5. Eviter toute attitude pouvant être interprétée comme de l’obstruction ou de la provocation
- Si le professionnel estime être tenu au secret professionnel, il devra en informer son interlocuteur avec diplomatie et sans arrogance en se référant non pas à son droit de garder le silence mais à son obligation légale de se taire en indiquant bien qu’il n’a nullement l’intention de faire obstacle à sa tâche.
- Le professionnel se gardera de dire par exemple : « je n’ai rien à déclarer »
Si vous êtes convoqué à la suite d’un rapport que vous avez rédigé, reprenez le contenu de ce rapport.
6. Prévenir le juge si vous ne souhaitez pas comparaître pour éviter d’être recherché par la force publique.
En effet selon l’article 101 du code de procédure pénale, le juge fait citer devant lui toute personne dont la déposition lui paraît utile. Il apprécie seul l’utilité de l’audition d’un témoin. De même, il est le seul à apprécier la validité de l’excuse fondée sur le secret professionnel.
7. Se rappeler que les seules dérogations au secret professionnel sont contenues dans l’article 226-14 du code pénal.
Le «séjour irrégulier» n’en fait pas partie, ni la délivrance d’une carte de séjour, ni même l’accès à la nationalité française.
« Dans ses activités, l’assistant de service social met sa fonction à la disposition des personnes, quels que soient leur race, leur couleur, leur sexe, leur situation, leur religion, leur opinion politique et quels que soient les sentiments que ces personnes lui inspirent. » C’est le principe de la non-discrimination contenu dans l’article 2 du code déontologie de l’ANAS.
En conséquence, l’obligation légale du secret s’impose même à l’égard des « sans papiers. »
8. En cas d’enquête de flagrance ou préliminaire ( article 53 à 74-1 du code de procédure pénale)
L’article 60-2 de la loi du 9 mars 2004 portant adaptation de la justice aux évolutions de la criminalité ( Loi Perben ll ) a accordé à la police des pouvoirs exorbitants en matière de saisie en particulier et de coercition ( garde à vue ). Car, la police peut faire des perquisitions sans demander l’avis du parquet alors que dans l’enquête préliminaire, la police est obligée de convoquer les personnes. On ne peut s’y opposer que pour un motif légitime.
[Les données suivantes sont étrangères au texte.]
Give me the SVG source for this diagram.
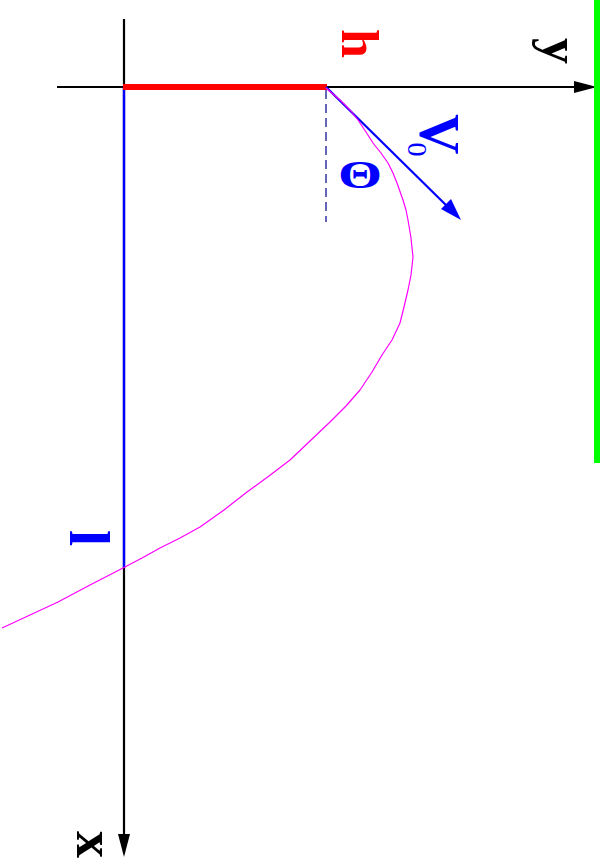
<svg xmlns="http://www.w3.org/2000/svg" width="600" height="867" viewBox="0 0 600 867">
<style>
.lbl{font-family:"Liberation Serif","Times New Roman",serif;font-weight:bold}
.ax{stroke:#000;stroke-width:2.2;fill:none}
</style>
<rect width="600" height="867" fill="#fff"/>
<g id="connectors">
  <line class="ax" x1="124" y1="19" x2="124" y2="840"/>
  <polygon points="124,857 118,834 130,834" fill="#000"/>
  <line class="ax" x1="57" y1="87" x2="580" y2="87"/>
  <polygon points="597,87 574,81 574,93" fill="#000"/>
  <line x1="124" y1="87" x2="124" y2="568" stroke="#0000ff" stroke-width="2.4"/>
  <line x1="123" y1="87" x2="327" y2="87" stroke="#ff0000" stroke-width="6"/>
  <line x1="326" y1="90" x2="326" y2="222" stroke="#00008b" stroke-width="1.2" stroke-dasharray="9,5"/>
  <line x1="326" y1="87" x2="450" y2="209" stroke="#0000ff" stroke-width="2.2"/>
  <polygon points="461,220 441,209 451,199" fill="#0000ff"/>
  <polyline fill="none" stroke="#ff00ff" stroke-width="1.2" stroke-linejoin="round" points="326,88 340,100 350,110 358,120 366,132 373,143 381,153 388,163 393,173 397,183 403,200 406,210 408,220 411,238 412,248 413,257 412,266 411,275 408,290 404,307 400,323 392,340 382,355 372,372 360,390 346,406 330,422 310,441 290,460 269,476 247,492 224,510 200,527 180,538 160,548 142,558 123,568 90,585 58,602 30,615 2,628"/>
  <line x1="597" y1="0" x2="597" y2="463" stroke="#00ff00" stroke-width="6"/>
</g>
<g id="label-h"><text class="lbl" fill="#ff0000" font-size="52" transform="translate(342,29) rotate(90)">h</text></g>
<g id="label-y"><text class="lbl" fill="#000" font-size="52" transform="translate(543,38) rotate(90)">y</text></g>
<g id="label-v0"><text class="lbl" fill="#0000ff" font-size="56" transform="translate(420,114) rotate(90)">V<tspan font-size="28" font-weight="normal" dx="-12" dy="12">0</tspan></text></g>
<g id="label-theta"><text class="lbl" fill="#0000ff" font-size="42" transform="translate(338,188) scale(1.35,0.95)">Θ</text></g>
<g id="label-l"><text class="lbl" fill="#0000ff" font-size="58" transform="translate(70,530) rotate(90)">l</text></g>
<g id="label-x"><text class="lbl" fill="#000" font-size="54" transform="translate(77,831) rotate(90)">x</text></g>
</svg>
Il est probable que c’est la jurisprudence qui définira la notion du « motif légitime. »
Le professionnel requis doit s’assurer de l’objet de la réquisition et qu’il est bien requis par une personne ayant la qualité d’officier de police judiciaire.
Il doit s’assurer également que les documents saisis correspondent à l’objet de la réquisition.
Il est également conseillé de prévenir la hiérarchie.
Il est souhaitable que chaque service ait réfléchi au préalable à une procédure en cas de saisie pour ne pas se demander ce qu’il faut faire le jour de l’enquête.
Ne pas hésiter avec l’assistance d’un avocat à contester la réalité de la flagrance si vous estimez que les conditions d’une flagrance ne sont pas réunies à savoir le crime ou délit vient de se commettre( moins de 24 heures selon la jurisprudence), le crime ou délit se commet actuellement( doit être révélé par un indice apparent préalablement découvert).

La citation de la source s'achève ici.